Optical properties of GaN layers grown on C-, A-, R-, and M-plane sapphire substrates by gas source molecular beam epitaxy

Abstract

GaN layers were grown on C-, A-, R-, and M-plane sapphire substrates by the electron cyclotron resonance–molecular beam epitaxy technique. We addressed a combined utilization of Raman spectroscopy, photoluminescence (PL) and reflectance measurements to investigate the optical properties of these high-quality GaN layers. First order optical phonons of A1, E1, and E2 symmetries were observed in the Raman spectra and the peaks are indicative of the wurtzite crystal structure. All three intrinsic exciton transitions arising from A, B, and C interband transitions were observed in reflectance measurements. The PL spectra were dominated by A and B free exciton transitions and the recombination of an exciton bound to a neutral donor. The experimental data clearly revealed a thickness-dependent change of the biaxial strain in the GaN layers grown on (0001) C-plane sapphire. The residual strain induced in these layers was found to have a strong influence in determining the energies of the excitonic transitions. Resonant Raman scattering measurements were performed by temperature tuning of fundamental gap in 1.0 μm GaN on C-plane sapphire.

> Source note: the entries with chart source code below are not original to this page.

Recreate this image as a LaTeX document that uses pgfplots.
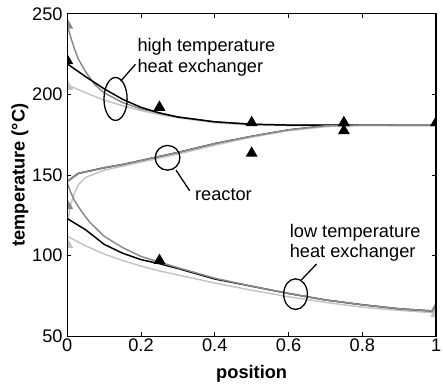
\documentclass[border=0pt]{standalone}
\usepackage{fontspec}
\setmainfont{Liberation Sans}
\usepackage{pgfplots}
\pgfplotsset{compat=1.18}
\definecolor{dg}{RGB}{138,138,138}
\definecolor{lg}{RGB}{196,196,196}
\begin{document}
\begin{tikzpicture}
\begin{axis}[name=ax,
  scale only axis, width=373bp, height=326bp,
  xmin=0, xmax=1, ymin=50, ymax=250,
  xtick={0,0.2,0.4,0.6,0.8,1}, ytick={50,100,150,200,250},
  tick align=inside, major tick length=4bp,
  every tick/.style={black, line width=0.8bp},
  axis line style={line width=1.3bp},
  axis on top=true,
  clip marker paths=true,
  /pgf/number format/assume math mode=true,
  tick label style={font=\fontsize{18.5}{20}\selectfont},
  xticklabel style={inner sep=2.5bp},
  yticklabel style={inner sep=4.5bp},
  label style={font=\fontsize{18.5}{20}\selectfont\bfseries},
  xlabel={position},
  ylabel={temperature (°C)},
  xlabel style={at={(axis description cs:0.5,-0.1319)}, anchor=base},
  ylabel style={at={(axis description cs:-0.1153,0.5)}, anchor=base},
  every axis plot/.append style={line width=1.5bp},
]
% ---- high temperature heat exchanger
\addplot[lg, no marks] coordinates {(0,206) (0.05,201) (0.1,196.5) (0.15,193) (0.2,190) (0.25,187.5) (0.3,185.5) (0.4,182.5) (0.5,181) (0.6,180.7) (0.8,180.6) (1,180.5)};
\addplot[dg, no marks] coordinates {(0,243) (0.01,235) (0.02,228) (0.03,222) (0.05,214) (0.075,206) (0.1,201) (0.15,195) (0.2,191) (0.25,188.5) (0.3,186) (0.4,183) (0.5,181.5) (0.6,181) (0.8,181) (1,181)};
\addplot[black, no marks] coordinates {(0,219) (0.05,211) (0.1,203.5) (0.15,197) (0.2,192) (0.25,188.5) (0.3,186) (0.4,183) (0.5,181.5) (0.6,181) (0.8,181) (1,181)};
% ---- reactor
\addplot[black, no marks] coordinates {(0,146) (0.03,151) (0.1,154.5) (0.15,156.5) (0.2,159) (0.25,161.5) (0.3,164) (0.4,169.5) (0.5,174) (0.6,178) (0.7,180.5) (0.8,181) (1,181)};
\addplot[lg, no marks] coordinates {(0,120) (0.01,132) (0.02,139) (0.03,144) (0.05,148.5) (0.1,153) (0.15,155.5) (0.2,158) (0.25,160.5) (0.3,163) (0.4,168.5) (0.5,173.5) (0.6,177.5) (0.7,180) (0.8,180.8) (1,181)};
\addplot[dg, no marks] coordinates {(0,146) (0.03,151) (0.1,154.5) (0.15,156.5) (0.2,159) (0.25,161.5) (0.3,164) (0.4,169.5) (0.5,174) (0.6,178) (0.7,180.5) (0.8,181) (1,181)};
% ---- low temperature heat exchanger
\addplot[lg, no marks] coordinates {(0,112) (0.05,106) (0.1,101) (0.15,97) (0.2,93.5) (0.25,90.5) (0.3,88) (0.4,83) (0.5,78.5) (0.6,74.5) (0.7,71) (0.8,68) (0.9,66) (1,64.5)};
\addplot[black, no marks] coordinates {(0,123) (0.05,116) (0.1,107) (0.15,101.5) (0.2,97.5) (0.25,95) (0.3,92) (0.4,85.5) (0.5,81) (0.6,76.5) (0.7,72.5) (0.8,69.5) (0.9,67) (1,65.5)};
\addplot[dg, no marks] coordinates {(0,145) (0.01,139) (0.02,134) (0.04,127) (0.06,121) (0.1,112) (0.15,105) (0.2,99.5) (0.25,96) (0.3,92.5) (0.4,86) (0.5,81) (0.6,76.5) (0.7,72.5) (0.8,69.5) (0.9,67) (1,65.5)};
% ---- measurements
\addplot[only marks, mark=triangle*, mark size=5.5bp, dg, mark options={fill=dg, draw=dg}] coordinates {(0,243) (0,131) (1,67)};
\addplot[only marks, mark=triangle*, mark size=5.5bp, lg, mark options={fill=lg, draw=lg}] coordinates {(0,205) (0,107) (1,64)};
\addplot[only marks, mark=triangle*, mark size=5.5bp, black, mark options={fill=black}] coordinates {(0,221) (0.25,97) (0.25,192) (0.5,182.5) (0.5,163.5) (0.75,182.5) (0.75,177.5) (1,182.5)};
% ---- annotations
\draw[line width=1.3bp] (axis cs:0.131,197.2) ellipse [x radius=11.7bp, y radius=21.7bp];
\draw[line width=1.3bp] (axis cs:0.145,208.3) -- (axis cs:0.185,218.7);
\draw[line width=1.3bp] (axis cs:0.272,160.7) ellipse [x radius=12.5bp, y radius=12.5bp];
\draw[line width=1.3bp] (axis cs:0.295,153) -- (axis cs:0.332,140.2);
\draw[line width=1.3bp] (axis cs:0.619,76.1) ellipse [x radius=12bp, y radius=15.5bp];
\draw[line width=1.3bp] (axis cs:0.635,85) -- (axis cs:0.676,94.8);
\begin{scope}[every node/.style={inner sep=0pt, anchor=base west, font=\fontsize{18.5}{20}\selectfont}]
\node at (axis cs:0.19,226.4) {high temperature};
\node at (axis cs:0.19,213.8) {heat exchanger};
\node at (axis cs:0.346,134) {reactor};
\node at (axis cs:0.603,111.3) {low temperature};
\node at (axis cs:0.603,98.7) {heat exchanger};
\end{scope}
\end{axis}
\pgfresetboundingbox
\path[use as bounding box] ([xshift=-68bp,yshift=-50bp]ax.south west) rectangle ([xshift=7bp,yshift=14bp]ax.north east);
\end{tikzpicture}
\end{document}
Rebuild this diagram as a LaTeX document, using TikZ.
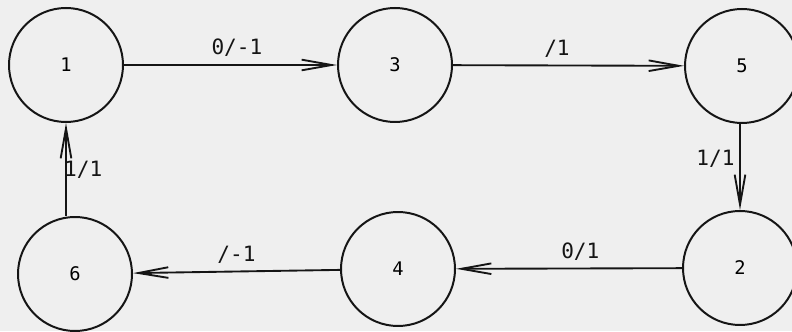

The influence of epitaxial strain in free exciton properties of GaN layers grown on various orientations of sapphire has been discussed based on the PL and reflectance results. The exciton binding energies were estimated in the GaN layers grown on C-, A-, and M-plane sapphire substrates. Polarized Raman measurements were performed on GaN layers grown on various orientations of sapphire and we observed quasipolar modes of both E1 and A1 symmetries. An additional broad photoluminescence band centered around 2.74 eV was observed in the GaN layers grown on R- and M-plane sapphire substrates. The defect induced Raman scattering in resonance with this band shows strong Raman scattering peaks resulting from the transition between energy levels of donor species or defect states.